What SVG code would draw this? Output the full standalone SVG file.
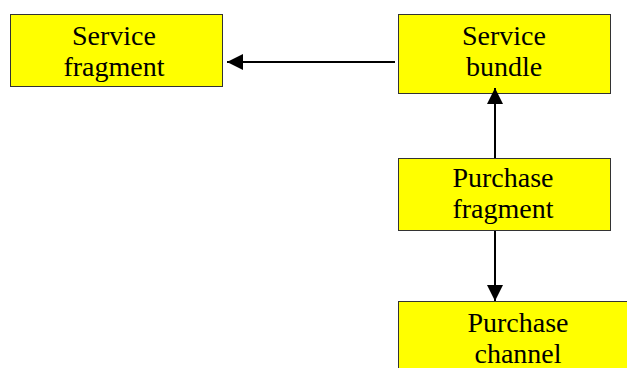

****************************************

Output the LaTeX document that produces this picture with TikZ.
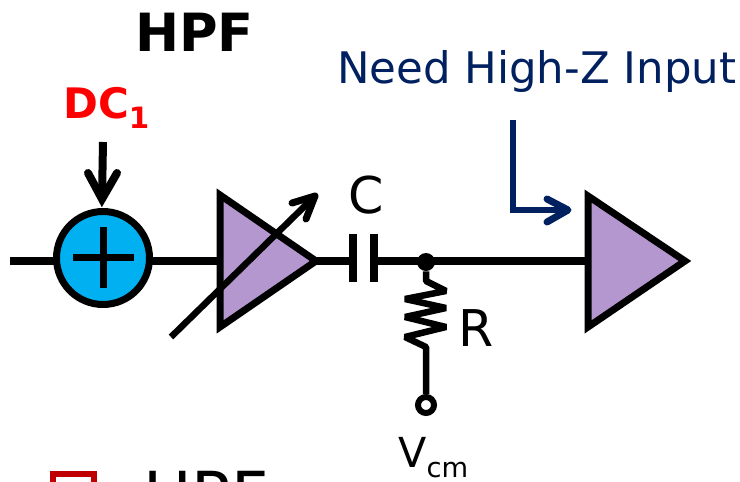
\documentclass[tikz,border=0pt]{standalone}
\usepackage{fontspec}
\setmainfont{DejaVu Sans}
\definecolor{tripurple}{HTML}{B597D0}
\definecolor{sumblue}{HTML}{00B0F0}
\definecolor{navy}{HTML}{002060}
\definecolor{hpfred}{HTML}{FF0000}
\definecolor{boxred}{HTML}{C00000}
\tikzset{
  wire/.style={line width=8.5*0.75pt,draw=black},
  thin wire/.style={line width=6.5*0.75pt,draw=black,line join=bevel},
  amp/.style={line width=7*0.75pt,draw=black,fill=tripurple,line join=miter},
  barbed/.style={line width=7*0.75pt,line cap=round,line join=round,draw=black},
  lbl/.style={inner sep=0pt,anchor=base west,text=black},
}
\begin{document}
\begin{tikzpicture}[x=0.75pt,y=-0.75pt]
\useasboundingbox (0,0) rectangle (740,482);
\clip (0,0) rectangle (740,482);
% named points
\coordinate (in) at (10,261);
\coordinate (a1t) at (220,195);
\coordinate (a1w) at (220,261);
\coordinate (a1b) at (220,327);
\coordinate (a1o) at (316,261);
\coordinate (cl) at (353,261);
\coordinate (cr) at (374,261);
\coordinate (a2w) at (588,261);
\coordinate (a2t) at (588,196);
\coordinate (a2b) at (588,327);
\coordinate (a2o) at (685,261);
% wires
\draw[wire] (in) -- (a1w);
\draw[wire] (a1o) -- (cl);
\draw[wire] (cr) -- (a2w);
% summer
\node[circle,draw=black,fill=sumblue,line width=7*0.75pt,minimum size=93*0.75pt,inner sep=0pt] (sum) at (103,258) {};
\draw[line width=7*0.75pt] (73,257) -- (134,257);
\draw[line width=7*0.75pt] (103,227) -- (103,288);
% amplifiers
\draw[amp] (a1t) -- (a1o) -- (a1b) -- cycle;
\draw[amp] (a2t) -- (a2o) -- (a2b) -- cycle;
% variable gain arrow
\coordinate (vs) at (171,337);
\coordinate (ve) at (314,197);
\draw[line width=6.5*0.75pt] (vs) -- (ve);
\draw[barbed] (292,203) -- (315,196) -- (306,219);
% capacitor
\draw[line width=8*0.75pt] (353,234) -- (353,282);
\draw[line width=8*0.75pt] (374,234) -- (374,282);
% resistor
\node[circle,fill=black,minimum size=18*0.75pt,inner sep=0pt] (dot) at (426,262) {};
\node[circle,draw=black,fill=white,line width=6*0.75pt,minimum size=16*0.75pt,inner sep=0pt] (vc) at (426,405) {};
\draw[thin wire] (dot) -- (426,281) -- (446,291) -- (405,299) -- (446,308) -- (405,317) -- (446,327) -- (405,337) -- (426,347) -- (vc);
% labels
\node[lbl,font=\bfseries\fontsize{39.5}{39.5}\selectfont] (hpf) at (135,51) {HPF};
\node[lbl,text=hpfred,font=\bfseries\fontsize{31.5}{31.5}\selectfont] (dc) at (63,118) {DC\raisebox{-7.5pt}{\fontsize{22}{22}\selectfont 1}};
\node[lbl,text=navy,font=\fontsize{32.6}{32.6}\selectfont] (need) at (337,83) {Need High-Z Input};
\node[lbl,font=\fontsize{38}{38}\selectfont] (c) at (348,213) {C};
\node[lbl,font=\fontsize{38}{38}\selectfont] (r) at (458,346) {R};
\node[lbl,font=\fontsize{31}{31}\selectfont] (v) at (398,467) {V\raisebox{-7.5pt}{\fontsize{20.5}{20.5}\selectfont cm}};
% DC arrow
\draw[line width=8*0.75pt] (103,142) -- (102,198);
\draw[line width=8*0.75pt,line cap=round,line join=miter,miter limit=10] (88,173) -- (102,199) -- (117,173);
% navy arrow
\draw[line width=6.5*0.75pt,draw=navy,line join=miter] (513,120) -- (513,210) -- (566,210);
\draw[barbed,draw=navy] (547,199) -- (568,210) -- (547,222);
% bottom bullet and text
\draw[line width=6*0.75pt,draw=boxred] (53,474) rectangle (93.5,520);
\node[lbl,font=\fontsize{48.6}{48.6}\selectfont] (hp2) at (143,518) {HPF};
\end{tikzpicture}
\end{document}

****************************************

**What is required**
Tally the lines in these entries that have the string "standalone" in them, then answer with the count and nothing else.

**Expected answer**
2